Euro-area governments may find it more difficult to plug their budget gaps with at least five euro nations already in recession and the fiscal crisis spreading from the periphery to core countries. In Germany, business confidence unexpectedly declined to the lowest in more than 2 1/2 years in September. French consumers also grew more pessimistic last month.
Joachim Fels, chief economist at Morgan Stanley, said the euro area’s economic gloom will deepen.
“First of all there’s still fiscal tightening going on,” Fels told Tom Keene and Sara Eisen on Bloomberg Television’s “Surveillance” on Oct. 1. “We have a global economy that has entered what I call the twilight zone -- that’s the fuzzy area between sustained expansion and renewed recession. The global data are still weakening. There are domestic and global reasons why the economy in Europe is weakening further.”
Separately today, euro-area retail sales barely grew in August, rising 0.1 percent from the previous month, the European Union’s statistics office said. Sales dropped 1.3 percent from a year earlier. the report showed.

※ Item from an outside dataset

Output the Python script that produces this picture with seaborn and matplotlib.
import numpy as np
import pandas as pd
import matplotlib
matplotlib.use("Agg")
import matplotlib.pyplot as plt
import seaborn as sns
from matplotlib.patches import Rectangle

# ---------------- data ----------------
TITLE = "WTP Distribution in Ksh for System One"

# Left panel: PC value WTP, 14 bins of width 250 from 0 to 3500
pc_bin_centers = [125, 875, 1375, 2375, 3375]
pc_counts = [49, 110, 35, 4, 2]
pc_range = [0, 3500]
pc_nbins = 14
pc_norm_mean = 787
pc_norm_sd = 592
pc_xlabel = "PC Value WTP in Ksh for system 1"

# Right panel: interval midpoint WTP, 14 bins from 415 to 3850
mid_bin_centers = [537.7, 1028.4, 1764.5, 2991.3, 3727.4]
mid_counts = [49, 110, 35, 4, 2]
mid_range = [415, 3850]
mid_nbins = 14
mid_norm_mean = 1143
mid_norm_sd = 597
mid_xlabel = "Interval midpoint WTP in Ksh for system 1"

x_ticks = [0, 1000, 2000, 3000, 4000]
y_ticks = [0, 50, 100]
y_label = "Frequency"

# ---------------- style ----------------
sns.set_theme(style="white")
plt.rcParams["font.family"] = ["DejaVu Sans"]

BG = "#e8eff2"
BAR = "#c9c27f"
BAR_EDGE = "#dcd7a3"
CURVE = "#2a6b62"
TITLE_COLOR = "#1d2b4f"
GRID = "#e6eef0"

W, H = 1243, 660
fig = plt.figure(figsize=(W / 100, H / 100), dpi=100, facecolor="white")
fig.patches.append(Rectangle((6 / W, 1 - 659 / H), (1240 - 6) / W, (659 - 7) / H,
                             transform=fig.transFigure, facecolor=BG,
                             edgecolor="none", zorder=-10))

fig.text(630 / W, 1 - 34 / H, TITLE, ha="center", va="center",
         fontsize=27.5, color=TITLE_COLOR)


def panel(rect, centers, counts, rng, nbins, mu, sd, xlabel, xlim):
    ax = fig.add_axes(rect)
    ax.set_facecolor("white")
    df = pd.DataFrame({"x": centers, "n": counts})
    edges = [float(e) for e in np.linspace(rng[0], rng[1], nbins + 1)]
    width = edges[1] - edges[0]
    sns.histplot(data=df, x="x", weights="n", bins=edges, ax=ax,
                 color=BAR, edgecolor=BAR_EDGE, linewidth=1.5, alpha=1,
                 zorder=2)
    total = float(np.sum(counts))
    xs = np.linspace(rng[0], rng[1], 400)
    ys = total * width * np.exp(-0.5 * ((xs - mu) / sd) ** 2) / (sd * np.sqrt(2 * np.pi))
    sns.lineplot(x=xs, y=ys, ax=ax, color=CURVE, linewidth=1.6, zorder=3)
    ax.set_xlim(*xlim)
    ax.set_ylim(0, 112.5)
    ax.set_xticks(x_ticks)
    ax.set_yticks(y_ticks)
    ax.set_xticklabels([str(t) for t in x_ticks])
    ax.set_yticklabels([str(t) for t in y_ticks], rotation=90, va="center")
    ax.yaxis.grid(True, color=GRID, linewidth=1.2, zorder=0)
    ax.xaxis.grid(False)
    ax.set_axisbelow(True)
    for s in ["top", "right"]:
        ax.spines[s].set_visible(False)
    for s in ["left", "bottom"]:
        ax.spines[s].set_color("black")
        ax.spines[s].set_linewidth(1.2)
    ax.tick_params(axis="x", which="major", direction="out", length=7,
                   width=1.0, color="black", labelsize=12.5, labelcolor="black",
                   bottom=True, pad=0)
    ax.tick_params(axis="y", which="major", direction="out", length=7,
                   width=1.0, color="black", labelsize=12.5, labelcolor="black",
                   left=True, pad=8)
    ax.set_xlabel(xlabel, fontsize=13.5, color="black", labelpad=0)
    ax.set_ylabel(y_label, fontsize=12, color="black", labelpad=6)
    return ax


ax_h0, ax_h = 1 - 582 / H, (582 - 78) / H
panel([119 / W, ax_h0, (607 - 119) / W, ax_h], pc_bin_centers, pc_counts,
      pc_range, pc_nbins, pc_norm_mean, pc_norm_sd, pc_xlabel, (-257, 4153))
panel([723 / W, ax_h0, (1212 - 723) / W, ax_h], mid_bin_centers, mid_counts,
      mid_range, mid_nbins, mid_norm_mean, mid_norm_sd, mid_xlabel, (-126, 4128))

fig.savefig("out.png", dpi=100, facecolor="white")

With consumers holding back spending and global demand faltering, European companies may struggle to maintain their sales growth. Daimler AG, the world’s third-largest luxury- vehicle maker, said on Sept. 20 that earnings at its car division will drop in 2012. Royal DSM NV Chief Executive Officer Feike Sijbesma said last month that he remains cautious about the near-term economic outlook.
The ADB forecast that Asia excluding Japan will expand 6.1 percent this year, the slowest pace since 2009. The growth projection for developing Asia this year compares with a July estimate of 6.6 percent and an April prediction of 6.9 percent.
“The possibility of a shock emanating from the unresolved euro-area sovereign debt crisis or a sharp fiscal contraction in the U.S. pose the biggest downside risks to the economy,” the ADB said. “Fortunately, most developing Asian economies have room to counteract such shocks with fiscal and monetary policy.”